Asked what would be the state of the economy a year from now if the government did not announce further measures, Rajan said it would be heavily constrained. He pointedly added it would be a shadow of its former self.

Rajan said the government should not worry about what the ratings agencies would do if the fiscal deficit grew. He said the agencies can be told that increased spending is necessary to preserve the economy but also that as soon as possible India will return to the path of fiscal rectitude.

Giving food grains to unemployed migrant workers, the poor and vulnerable was not enough, he said. They also need vegetables and cooking oil and, most importantly, money and shelter.
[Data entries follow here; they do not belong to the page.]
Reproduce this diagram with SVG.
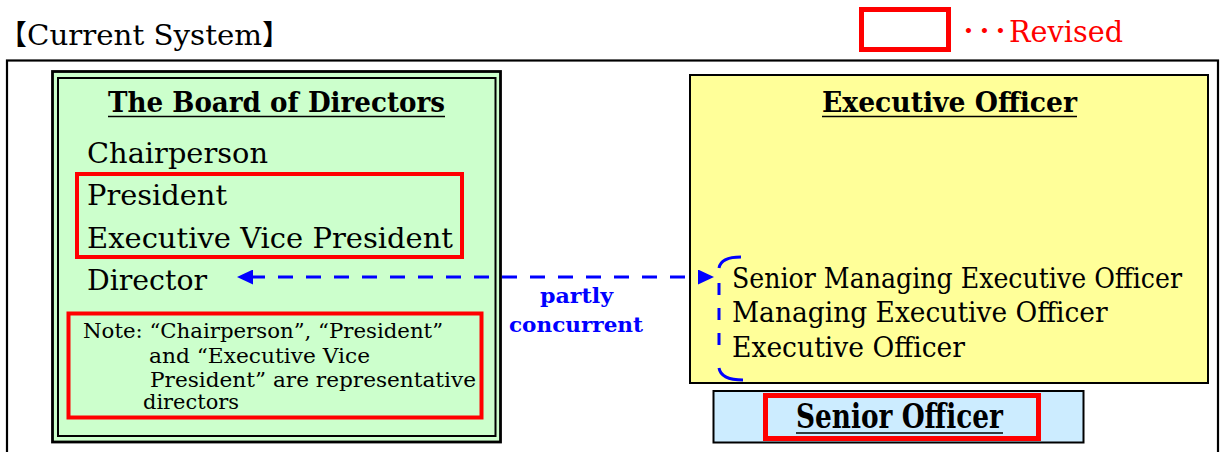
<svg xmlns="http://www.w3.org/2000/svg" width="1221" height="452" viewBox="0 0 1221 452">
<style>
text{font-family:"DejaVu Serif","Noto Sans CJK JP",serif;fill:#000}
.body{font-size:28px}
.title{font-size:28px;font-weight:bold}
.note{font-size:21px}
.red{stroke:#FF0000;fill:none}
.ul{stroke:#000;stroke-width:1.6}
.blue{fill:#0000FF;font-weight:bold;font-size:21px}
.bk{fill:none;stroke:#0000FF;stroke-width:3}
</style>
<defs>
<marker id="ah" viewBox="0 0 16 15" refX="0" refY="7.5" markerWidth="16" markerHeight="15" markerUnits="userSpaceOnUse" orient="auto-start-reverse">
<path d="M0,0 L16,7.5 L0,15 z" fill="#0000FF"/>
</marker>
</defs>
<rect width="1221" height="452" fill="#FFFFFF"/>

<g id="heading">
<text x="-1" y="45" class="body">【</text>
<text x="27" y="45" class="body" textLength="235" lengthAdjust="spacingAndGlyphs">Current System</text>
<text x="262" y="45" class="body">】</text>
</g>

<g id="legend">
<rect x="861.5" y="9.5" width="87" height="40" class="red" stroke-width="5"/>
<text x="961" y="42" style="font-size:30px;fill:#FF0000"><tspan letter-spacing="1">･･･</tspan><tspan x="1009" textLength="114" lengthAdjust="spacingAndGlyphs">Revised</tspan></text>
</g>

<g id="frame">
<rect x="7" y="60.5" width="1211" height="420" fill="none" stroke="#000" stroke-width="2.2"/>
</g>

<g id="board">
<rect x="52.5" y="71.5" width="448" height="370.5" fill="#CCFFCC" stroke="#000" stroke-width="2.8"/>
<rect x="58" y="78" width="437.5" height="358" fill="#CCFFCC" stroke="#000" stroke-width="2"/>
<text x="108" y="112" class="title" textLength="337" lengthAdjust="spacingAndGlyphs">The Board of Directors</text>
<line x1="108" y1="116.5" x2="445" y2="116.5" class="ul"/>
<text x="87" y="163" class="body" textLength="181" lengthAdjust="spacingAndGlyphs">Chairperson</text>
<rect x="77" y="174" width="385" height="83" class="red" stroke-width="4"/>
<text x="87" y="205" class="body" textLength="140" lengthAdjust="spacingAndGlyphs">President</text>
<text x="87" y="248" class="body" textLength="366" lengthAdjust="spacingAndGlyphs">Executive Vice President</text>
<text x="87" y="290" class="body" textLength="120" lengthAdjust="spacingAndGlyphs">Director</text>
<rect x="68.5" y="313.5" width="413" height="104" class="red" stroke-width="4"/>
<text x="83" y="338" class="note" textLength="360" lengthAdjust="spacingAndGlyphs">Note: “Chairperson”, “President”</text>
<text x="149" y="363" class="note" textLength="221" lengthAdjust="spacingAndGlyphs">and “Executive Vice</text>
<text x="150" y="387" class="note" textLength="326" lengthAdjust="spacingAndGlyphs">President” are representative</text>
<text x="143" y="409" class="note" textLength="96" lengthAdjust="spacingAndGlyphs">directors</text>
</g>

<g id="executive-officer">
<rect x="690" y="75" width="518" height="308" fill="#FFFF99" stroke="#000" stroke-width="2"/>
<text x="822" y="112" class="title" textLength="255" lengthAdjust="spacingAndGlyphs">Executive Officer</text>
<line x1="822" y1="116.5" x2="1077" y2="116.5" class="ul"/>
<text transform="translate(732,288) scale(0.8,1)" x="0" y="0" class="body" textLength="562.5" lengthAdjust="spacingAndGlyphs">Senior Managing Executive Officer</text>
<text transform="translate(732,322) scale(0.85,1)" x="0" y="0" class="body" textLength="442" lengthAdjust="spacingAndGlyphs">Managing Executive Officer</text>
<text x="732" y="357" class="body" textLength="233" lengthAdjust="spacingAndGlyphs">Executive Officer</text>
</g>

<g id="senior-officer">
<rect x="713.5" y="391" width="370" height="51.5" fill="#CCECFF" stroke="#000" stroke-width="2"/>
<rect x="765.5" y="395.5" width="273" height="43" class="red" stroke-width="5"/>
<text x="796" y="428" style="font-size:33px;font-weight:bold" textLength="207" lengthAdjust="spacingAndGlyphs">Senior Officer</text>
<line x1="796" y1="433" x2="1003" y2="433" class="ul"/>
</g>

<g id="connectors">
<path d="M698,277 L253,277" fill="none" stroke="#0000FF" stroke-width="3" stroke-dasharray="15 13" stroke-dashoffset="15" marker-start="url(#ah)" marker-end="url(#ah)"/>
<path d="M741,257 Q721,257 719,268" class="bk"/>
<path d="M719,282 L719,357" class="bk" stroke-dasharray="12 13" stroke-dashoffset="-1"/>
<path d="M719,368 Q721,380 743,380" class="bk"/>
</g>

<g id="label-partly-concurrent">
<text x="540" y="303" class="blue" textLength="73" lengthAdjust="spacingAndGlyphs">partly</text>
<text x="509" y="332" class="blue" textLength="134" lengthAdjust="spacingAndGlyphs">concurrent</text>
</g>
</svg>
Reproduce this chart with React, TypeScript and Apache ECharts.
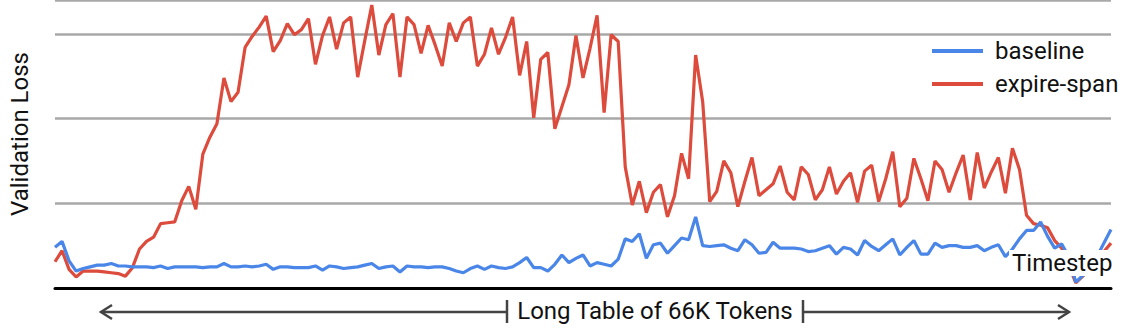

Now he said the government must make conditions in our cities better if it is going to attract back the millions who have fled to their villages.

Asked for his response to the finance minister’s argument, made in an interview to ANI, that loans and credit guarantees will have a greater multiplier effect on tackling the problems of the poor than the cash payments he had advocated in a recent article co-authored with Abhijit Banerjee and Amartya Sen, Rajan said loans take time to work. Hunger, on the other hand, is an immediate problem.

Speaking to The Wire about the measures announced by the government to help MSMEs, Rajan said MSMEs were one of the most indebted sectors, and loans would only add to their indebtedness. Increased debt would only add to their problems. There was also a danger the banks may not lend but could use the credit guarantees to bail themselves out. Finally, he said a far better way to help MSMEs was to pay them the money owed as dues. Nitin Gadkari has separately said this is as much as Rs 5 lakh crore.

Speaking about big industry and, in particular, segments like airlines, tourism, car manufacturers and construction who have been grounded by the lockdown, Rajan said that whilst US-style bailouts were not possible, India’s airlines are nonetheless bleeding and the government must offer them debt relief.

Rajan said the financial sector has been in deep distress for a long while before this crisis struck. It needs re-structuring, re-capitalisation and we must plug the hole in the leaking bucket. He explicitly called for better quality management of public sector banks.

Asked about the reforms the Central government or state governments have announced, Rajan said he agreed that the agricultural reforms could be game-changers, similar to the end of the licence-permit raj in industry, but they needed to be fully and honestly implemented. He feared they could be hijacked by the bureaucracy. His particular fear is that the conditions on which the Essential Commodity Act restrictions can be revived are so broad the reform might be undermined.

Rajan said he welcomed the reform restricting PSUs to a yet-to-be-defined strategic sector and permitting the private sector to function across the economy but was worried that the necessary privatisation this entailed might never happen. He pointed out that only a fraction of the privatisation committed to in any budget has actually happened and, anyway, a lot of it was sale from one government owned entity to another.

Rajan told The Wire whilst a lot of the labour reforms announced for three years by the governments of Uttar Pradesh, Madhya Pradesh and Gujarat were long talked about and perhaps needed, they should not be done with the stroke of a government pen. Such steps needed wider consultation otherwise they could provoke protests on the streets. He also added that such reforms cannot be done for just three years. Industry needs a credible assurance of permanency.

Asked about the four conditions attached to the permission for states to increase their borrowing caps from 3 to 5%, Rajan said that whilst all the conditions were not objectionable, the Central government must not seek to micro-manage the states. It cannot presume the Centre knows better particularly when, under the constitution, the states are prime movers in specified areas. The Centre can nudge and encourage with model laws but must not dictate.

Finally, asked if his experience as RBI governor and chief economic advisor led him to call for certain bold reforms that in normal times might be politically difficult but could be pushed through in a crisis, Rajan said there was a need to ease factor markets like land, labour and finance. He also spoke of the need to further push ease of business.